上部スペースの活用には“耐熱仕様”をチェック
セカンド冷蔵庫の上にトースターや電子レンジを置きたいと考える方も多いですが、上部が耐熱仕様でないモデルでは安全に使えません。家電を上に置きたい場合は「上部耐熱仕様」かどうかを必ず確認しましょう。
静音性の確認
セカンド冷蔵庫を寝室やリビングに設置する場合は静音性も重要です。特にホテルなどに設置されているミニ冷蔵庫がうるさいと感じた経験がある方は要注意。商品説明に「静音設計」や「静音○○dB」などの表記があるかをチェックしましょう。

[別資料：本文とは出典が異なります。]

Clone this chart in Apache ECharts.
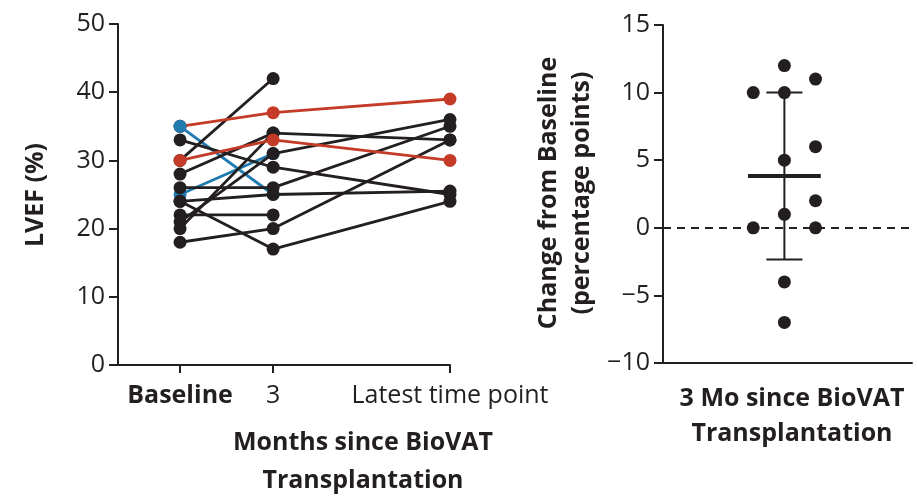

小型モデル(70L程度)は飲み物やスナック用に。中型モデル(130〜180L程度)は、食材や冷凍食品をしっかり保管したい方向け。セカンドといえど、暮らし方によっては“もうひとつの主役”にもなり得ます。
セカンド冷蔵庫のおすすめ活用術

セカンド冷蔵庫の魅力を活かすには、「どこに置くか」も大事なポイントです。ライフスタイルに合わせて置き場所を工夫すると、より快適な暮らしになります。最後に神原さんに、セカンド冷蔵庫のおすすめの活用術を教えていただきます。
ダイニングに設置して「飲み物&調味料専用」に
最も人気の置き方は、ダイニングに置いて、飲み物やドレッシング、調味料専用として使う方法です。食事の都度、冷蔵庫まで何度も行かなくて済み、毎日の動線がぐっとスムーズになります。
リビングに置いて「来客時のサブ冷蔵庫」に
お客様を招く機会が多いご家庭では、リビングに1台置くのもおすすめ。飲み物やデザートを自由に取り出してもらえるので、おもてなしがスマートに。メイン冷蔵庫を気にせず、開放的な使い方ができます。
寝室に置いて「夜の水分補給・自分時間に」
静音性の高いモデルを選べば、寝室にもぴったり。就寝前のリラックスタイムや、夜中の水分補給に便利です。最近は熱中症対策としても注目されています。また、化粧水やスキンケア用品を入れる“美容冷蔵庫”としての使い方も人気です。
セカンド冷蔵庫を選ぶ際には「使う場所に合わせて、それぞれ最適なものを選ぶ」という考え方は、非常に重要です。自分のニーズを明確にし、それに合ったものを選ぶことで、より満足度の高い生活を送ることができるはずです。
まとめ:ライフスタイルに合わせたセカンド冷蔵庫選び

セカンド冷蔵庫は、単に冷蔵庫を増やすということではなく、ご自身のライフスタイルをより豊かにするための賢い選択です。家族構成や食料品の購入頻度、設置場所といった要素を考慮しながら、最適なサイズや機能を持つ一台を選ぶことが大切です。理想のセカンド冷蔵庫との出会いで、より便利で快適な毎日を送りましょう。
※本記事は公開時点の情報に基づき作成されています。記事公開後に制度などが変更される場合がありますので、それぞれホームページなどで最新情報をご確認ください。